Alma the younger’s conversion provides one of the finest examples in the scriptures of the power and mercy of God. Alma the younger was on a collision course with eternal damnation but, through the faith and prayers of his father (as well as family and friends), Alma was given an opportunity to change directions. He went from “vilest sinner” (Mosiah 28:4)––intent on destroying the Church––to preacher, high priest, and missionary. God showed Alma great mercy in sending an angel to call Alma to repentance.
When Alma revives after being struck dumb as a result of the angel’s visit, he arises and testifies of his conversion, the mercy of God, and the Plan of Salvation, as in verses 25-26:
Marvel not that all mankind, yea, men and women, all nations, kindreds, tongues and people, must be born again; yea, born of God, changed from their carnal and fallen state, to a state of righteousness, being redeemed of God, becoming his sons and daughters;
And thus they become new creatures; and unless they do this, they can in nowise inherit the kingdom of God. (Mosiah 27:25-26)
I love the phrasing in verse 25, that the Plan of Salvation applies to “all mankind”; lest you think that excludes anyone, “yea, men and women, all nations, kindreds, tongues and people.” No one is excluded from God’s plan for the eternal happiness and salvation of His children. And furthermore, we are ALL His children! He loves each of us––regardless of where mortality has placed us, regardless of the differences of culture, language, color, or political affiliation that have become distinguished on earth––and He wants us to succeed in qualifying for the greatest blessing He has to offer.
2 Nephi 8:12-13
Several weeks ago I gave a talk in sacrament meeting in which I told the congregation that my default emotions are fear and anxiety. Ever since I was young I have worried (to an almost debilitating degree) about what people think of me. I fear their judgment, treatment, potential insults, attitude; and then I fear repeated contact. Serving a mission helped me overcome some of this fear but I have found recently that much of my social and interpersonal fears still prevent me from sharing the Gospel the way I should. Fear is a problem for me. This is probably one of my crosses to bear in mortality but many of us wrestle with fear, whatever form it takes on an individual level.

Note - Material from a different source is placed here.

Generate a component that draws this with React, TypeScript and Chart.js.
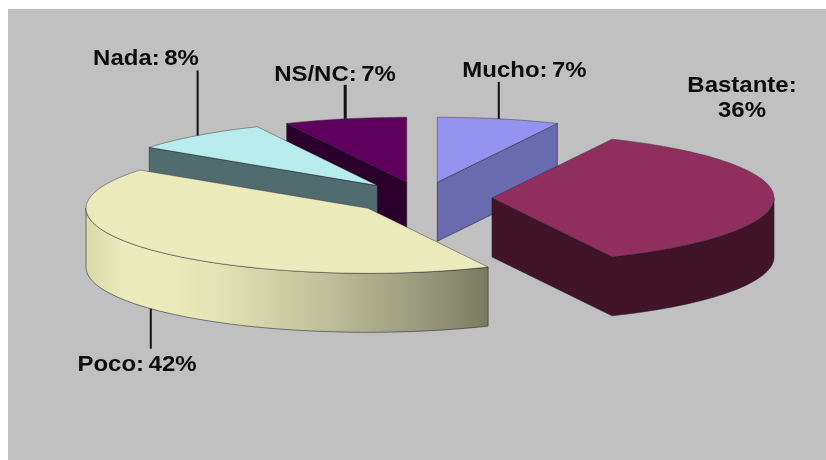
import React, { useEffect, useRef } from "react";
import { Chart, registerables } from "chart.js";

Chart.register(...registerables);

const categories = ["Mucho", "Bastante", "Poco", "Nada", "NS/NC"];
const percentages = [7, 36, 42, 8, 7];
const topColors = ["#9494f0", "#902f5d", "#ebeaba", "#b8ecec", "#5f005f"];
const wallColors = ["#6a6aae", "#421428", "", "#506c6e", "#2c002c"];
const paintOrder = [4, 0, 3, 1, 2];
const leaderLengths = [37, 0, 40, 65, 34];
const labelLines = [["Mucho: 7%"], ["Bastante:", "36%"], ["Poco: 42%"], ["Nada: 8%"], ["NS/NC: 7%"]];
const labelCentersX = [524.5, 742, 137, 146, 335];
const labelBaselinesY = [77, 92, 371, 65, 81];

const RADIUS = 282;
const SQUASH = 0.2305;
const EXPLODE = 70;
const DEPTH = 59;
const LABEL_LEADING = 25;
const TEXT_STRETCH = 1.09;

const pie3d = {
  id: "pie3d",
  beforeDatasetsDraw(chart: any) {
    const ctx: CanvasRenderingContext2D = chart.ctx;
    ctx.save();
    ctx.fillStyle = "#c0c0c0";
    ctx.fillRect(8, 9, chart.width - 8, chart.height - 9);

    const arcs = chart.getDatasetMeta(0).data;
    const tips: { x: number; y: number }[] = [];

    paintOrder.forEach((i) => {
      const arc = arcs[i];
      const mid = (arc.startAngle + arc.endAngle) / 2;
      const ox = Math.cos(mid) * EXPLODE;
      const oy = Math.sin(mid) * EXPLODE * SQUASH;
      const tx = arc.x + ox;
      const ty = arc.y + oy;
      tips[i] = { x: tx, y: ty };

      // outline of the top face
      const pts: { x: number; y: number }[] = [{ x: tx, y: ty }];
      const steps = Math.ceil(((arc.endAngle - arc.startAngle) * 180) / Math.PI);
      for (let s = 0; s <= steps; s++) {
        const a = arc.startAngle + ((arc.endAngle - arc.startAngle) * s) / steps;
        pts.push({
          x: tx + arc.outerRadius * Math.cos(a),
          y: ty + arc.outerRadius * Math.sin(a) * SQUASH,
        });
      }

      // walls facing the viewer
      let wallFill: any = wallColors[i];
      if (!wallFill) {
        const g = ctx.createLinearGradient(85, 0, 488, 0);
        g.addColorStop(0, "#d8d8a8");
        g.addColorStop(0.1, "#ebeaba");
        g.addColorStop(0.22, "#ebeaba");
        g.addColorStop(0.37, "#dfdeb1");
        g.addColorStop(0.62, "#bcbc98");
        g.addColorStop(0.85, "#96967a");
        g.addColorStop(1, "#7a7a5e");
        wallFill = g;
      }
      const n = pts.length;
      const runs: { x: number; y: number }[][] = [];
      let run: { x: number; y: number }[] | null = null;
      for (let k = 0; k < n; k++) {
        const a = pts[k];
        const b = pts[(k + 1) % n];
        if (b.x < a.x - 1e-6) {
          if (!run) run = [a];
          run.push(b);
        } else if (run) {
          runs.push(run);
          run = null;
        }
      }
      if (run) runs.push(run);
      runs.forEach((r) => {
        ctx.beginPath();
        r.forEach((p, idx) => (idx ? ctx.lineTo(p.x, p.y) : ctx.moveTo(p.x, p.y)));
        for (let idx = r.length - 1; idx >= 0; idx--) ctx.lineTo(r[idx].x, r[idx].y + DEPTH);
        ctx.closePath();
        ctx.fillStyle = wallFill;
        ctx.fill();
        ctx.lineWidth = 1;
        ctx.strokeStyle = "rgba(30,30,45,0.55)";
        ctx.stroke();
      });

      // top face, drawn by the library's own arc element
      ctx.save();
      ctx.translate(arc.x, arc.y);
      ctx.scale(1, SQUASH);
      ctx.translate(-arc.x, -arc.y);
      ctx.translate(ox, oy / SQUASH);
      arc.draw(ctx);
      ctx.restore();

      ctx.beginPath();
      pts.forEach((p, idx) => (idx ? ctx.lineTo(p.x, p.y) : ctx.moveTo(p.x, p.y)));
      ctx.closePath();
      ctx.lineWidth = 1;
      ctx.strokeStyle = "rgba(30,30,45,0.4)";
      ctx.stroke();
    });

    // leaders and labels
    ctx.strokeStyle = "#111";
    ctx.fillStyle = "#0c0c0c";
    ctx.font = 'bold 22px "Liberation Sans", Arial, sans-serif';
    (ctx as any).wordSpacing = "-2px";
    ctx.textAlign = "center";
    ctx.textBaseline = "alphabetic";
    categories.forEach((_, i) => {
      const arc = arcs[i];
      const mid = (arc.startAngle + arc.endAngle) / 2;
      const px = tips[i].x + arc.outerRadius * Math.cos(mid);
      const sy = Math.sin(mid);
      const py = tips[i].y + arc.outerRadius * sy * SQUASH + (sy > 0 ? DEPTH : 0);
      if (leaderLengths[i] > 0) {
        ctx.beginPath();
        ctx.lineWidth = i === 4 ? 3 : 2;
        ctx.moveTo(px, py);
        ctx.lineTo(px, py + (sy > 0 ? 1 : -1) * leaderLengths[i]);
        ctx.stroke();
      }
      labelLines[i].forEach((line, l) => {
        ctx.save();
        ctx.translate(labelCentersX[i], labelBaselinesY[i] + l * LABEL_LEADING);
        ctx.scale(TEXT_STRETCH, 1);
        ctx.fillText(line, 0, 0);
        ctx.restore();
      });
    });
    ctx.restore();
    return false;
  },
};

export default function App() {
  const ref = useRef<HTMLCanvasElement | null>(null);
  useEffect(() => {
    const chart = new Chart(ref.current as HTMLCanvasElement, {
      type: "pie",
      data: {
        labels: categories,
        datasets: [
          {
            data: percentages,
            backgroundColor: topColors,
            borderWidth: 0,
            radius: RADIUS,
          } as any,
        ],
      },
      options: {
        animation: false,
        responsive: false,
        layout: { padding: { left: 18, bottom: 64 } },
        plugins: { legend: { display: false }, tooltip: { enabled: false } },
      },
      plugins: [pie3d],
    });
    return () => chart.destroy();
  }, []);
  return (
    <canvas
      ref={ref}
      width={826}
      height={460}
      style={{ position: "fixed", left: 0, top: 0, display: "block" }}
    />
  );
}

Which is why I find Jacob’s quotation from Isaiah so poignant! The Lord questions, “who art thou, that thou shouldst be afraid of man, who shall die” (v. 12)? I perked up when I read this. Isn’t God always reminding us in the scriptures that man is nothing (see Moses 1:10)? Why should I fear man who will die considering that God is eternal? And He further reminds us that “the Lord thy maker, that hath stretched forth the heavens, and laid the foundations of the earth, He is “the Lord thy God, whose waves roared” (v. 13, 15). God is all powerful, He created the Earth and all humankind. He is the only being in the universe we should fear. But this fear that He asks of us is respect and obedience. Even though He could reach out and destroy anything He wanted, instead God has “covered thee in the shadow of [His] hand” (v. 16). God wants to protect, preserve, and bless us. He is merciful and kind. Like the Psalmist, we can say with absolute confidence, “The Lord is on my side” (Psalm 118:6).